WHAT IS BEING ASKED:
Print exactly the lines from the first one down to the line containing "Chart.register(...registerables);", both ends included, with no pictures and nothing else.

DATA SEGMENT:
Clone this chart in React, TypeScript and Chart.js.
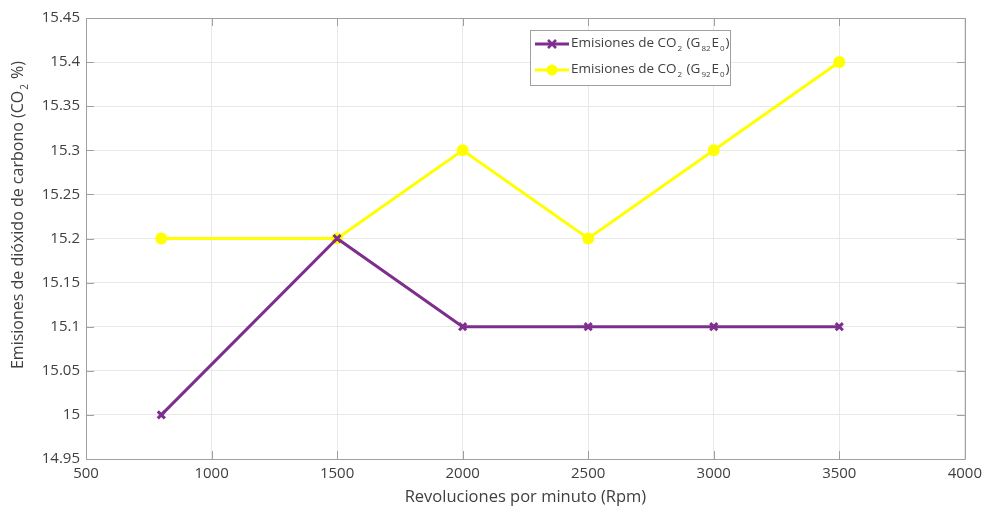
import React, { useEffect, useRef } from "react";
import { Chart, registerables } from "chart.js";
Chart.register(...registerables);

const rpm = [800, 1500, 2000, 2500, 3000, 3500];
const co2G82 = [15.0, 15.2, 15.1, 15.1, 15.1, 15.1];
const co2G92 = [15.2, 15.2, 15.3, 15.2, 15.3, 15.4];
const xTicks = [500, 1000, 1500, 2000, 2500, 3000, 3500, 4000];
const yTicks = [14.95, 15, 15.05, 15.1, 15.15, 15.2, 15.25, 15.3, 15.35, 15.4, 15.45];
const xTitle = "Revoluciones por minuto (Rpm)";
const yTitleParts = [
  { t: "Emisiones de dióxido de carbono (CO" },
  { t: "2", sub: true },
  { t: " %)" },
];
const legendItems = [
  { label: [{ t: "Emisiones de CO" }, { t: "2", sub: true }, { t: " (G" }, { t: "82", sub: true }, { t: "E" }, { t: "0", sub: true }, { t: ")" }], color: "#7E2F8E", style: "cross" },
  { label: [{ t: "Emisiones de CO" }, { t: "2", sub: true }, { t: " (G" }, { t: "92", sub: true }, { t: "E" }, { t: "0", sub: true }, { t: ")" }], color: "#FFFF00", style: "circle" },
];

const FONT = "'Open Sans', sans-serif";
const TEXT = "#404040";
const AXIS = "#a0a0a0";

type Part = { t: string; sub?: boolean };

function richWidth(ctx: CanvasRenderingContext2D, parts: Part[], size: number) {
  let w = 0;
  for (const p of parts) {
    ctx.font = `${p.sub ? Math.round(size * 0.6) : size}px ${FONT}`;
    w += ctx.measureText(p.t).width + (p.sub ? 2 : 0);
  }
  return w;
}

function drawRich(ctx: CanvasRenderingContext2D, parts: Part[], x: number, y: number, size: number) {
  let cx = x;
  ctx.textAlign = "left";
  ctx.textBaseline = "middle";
  for (const p of parts) {
    const s = p.sub ? Math.round(size * 0.6) : size;
    ctx.font = `${s}px ${FONT}`;
    if (p.sub) cx += 1;
    ctx.fillText(p.t, cx, p.sub ? y + size * 0.45 : y);
    cx += ctx.measureText(p.t).width + (p.sub ? 1 : 0);
  }
}

const decor = {
  id: "decor",
  afterDatasetsDraw(chart: any) {
    const ctx: CanvasRenderingContext2D = chart.ctx;
    const { left, right, top, bottom } = chart.chartArea;
    const xs = chart.scales.x;
    const ys = chart.scales.y;
    ctx.save();
    ctx.strokeStyle = AXIS;
    ctx.lineWidth = 1;
    ctx.beginPath();
    ctx.rect(Math.round(left) + 0.5, Math.round(top) + 0.5, Math.round(right - left), Math.round(bottom - top));
    ctx.stroke();
    const tl = 8;
    ctx.beginPath();
    for (const v of xTicks) {
      const px = Math.round(xs.getPixelForValue(v)) + 0.5;
      ctx.moveTo(px, bottom);
      ctx.lineTo(px, bottom - tl);
      ctx.moveTo(px, top);
      ctx.lineTo(px, top + tl);
    }
    for (const v of yTicks) {
      const py = Math.round(ys.getPixelForValue(v)) + 0.5;
      ctx.moveTo(left, py);
      ctx.lineTo(left + tl, py);
      ctx.moveTo(right, py);
      ctx.lineTo(right - tl, py);
    }
    ctx.stroke();
    ctx.restore();
  },
  afterDraw(chart: any) {
    const ctx: CanvasRenderingContext2D = chart.ctx;
    ctx.save();
    ctx.fillStyle = TEXT;
    const ysz = 16;
    const w = richWidth(ctx, yTitleParts, ysz);
    ctx.translate(18, 215);
    ctx.rotate(-Math.PI / 2);
    drawRich(ctx, yTitleParts, -w / 2, 0, ysz);
    ctx.restore();

    ctx.save();
    const bx = 530.5, by = 30.5, bw = 200, bh = 55;
    ctx.fillStyle = "#ffffff";
    ctx.fillRect(bx, by, bw, bh);
    ctx.strokeStyle = "#a0a0a0";
    ctx.lineWidth = 1;
    ctx.strokeRect(bx, by, bw, bh);
    legendItems.forEach((it, i) => {
      const y = 44 + i * 26;
      ctx.strokeStyle = it.color;
      ctx.lineWidth = 3;
      ctx.beginPath();
      ctx.moveTo(535, y);
      ctx.lineTo(569, y);
      ctx.stroke();
      const mx = 552;
      if (it.style === "cross") {
        ctx.lineWidth = 2.5;
        ctx.beginPath();
        ctx.moveTo(mx - 4, y - 4);
        ctx.lineTo(mx + 4, y + 4);
        ctx.moveTo(mx + 4, y - 4);
        ctx.lineTo(mx - 4, y + 4);
        ctx.stroke();
      } else {
        ctx.fillStyle = it.color;
        ctx.beginPath();
        ctx.arc(mx, y, 5.5, 0, Math.PI * 2);
        ctx.fill();
      }
      ctx.fillStyle = TEXT;
      drawRich(ctx, it.label, 571, y - 1, 13.5);
    });
    ctx.restore();
  },
};

export default function App() {
  const ref = useRef<HTMLCanvasElement>(null);
  useEffect(() => {
    document.body.style.margin = "0";
    const chart = new Chart(ref.current!, {
      type: "line",
      data: {
        datasets: [
          {
            label: "G82E0",
            data: rpm.map((x, i) => ({ x, y: co2G82[i] })),
            borderColor: "#7E2F8E",
            backgroundColor: "#7E2F8E",
            borderWidth: 3,
            pointStyle: "crossRot",
            pointRadius: 5,
            pointBorderWidth: 3,
            pointBorderColor: "#7E2F8E",
            tension: 0,
          },
          {
            label: "G92E0",
            data: rpm.map((x, i) => ({ x, y: co2G92[i] })),
            borderColor: "#FFFF00",
            backgroundColor: "#FFFF00",
            borderWidth: 3,
            pointStyle: "circle",
            pointRadius: 6,
            pointBorderWidth: 0,
            tension: 0,
          },
        ],
      },
      options: {
        responsive: false,
        animation: false,
        layout: { padding: { left: 0, top: 18, right: 22, bottom: 0 } },
        plugins: { legend: { display: false }, tooltip: { enabled: false } },
        scales: {
          x: {
            type: "linear",
            min: 500,
            max: 4000,
            afterBuildTicks: (s: any) => { s.ticks = xTicks.map((v) => ({ value: v })); },
            afterFit: (s: any) => { s.height = 52; },
            grid: { color: "#e8e8e8", drawTicks: false },
            border: { display: false },
            ticks: { color: TEXT, font: { family: FONT, size: 15 }, padding: 6, maxRotation: 0, autoSkip: false, callback: (v: any) => String(v) },
            title: { display: true, text: xTitle, color: TEXT, font: { family: FONT, size: 16.5 }, padding: { top: 4, bottom: 4 } },
          },
          y: {
            type: "linear",
            min: 14.95,
            max: 15.45,
            afterBuildTicks: (s: any) => { s.ticks = yTicks.map((v) => ({ value: v })); },
            afterFit: (s: any) => { s.width = 86; },
            grid: { color: "#e8e8e8", drawTicks: false },
            border: { display: false },
            ticks: { color: TEXT, font: { family: FONT, size: 15 }, padding: 6, autoSkip: false, callback: (v: any) => String(Math.round(v * 100) / 100) },
          },
        },
      },
      plugins: [decor],
    } as any);
    return () => chart.destroy();
  }, []);
  return (
    <div style={{ position: "absolute", left: 0, top: 0, width: 988, height: 511, background: "#fff" }}>
      <canvas ref={ref} width={988} height={511} />
    </div>
  );
}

SOLUTION BELOW:
Clone this chart in React, TypeScript and Chart.js.
import React, { useEffect, useRef } from "react";
import { Chart, registerables } from "chart.js";
Chart.register(...registerables);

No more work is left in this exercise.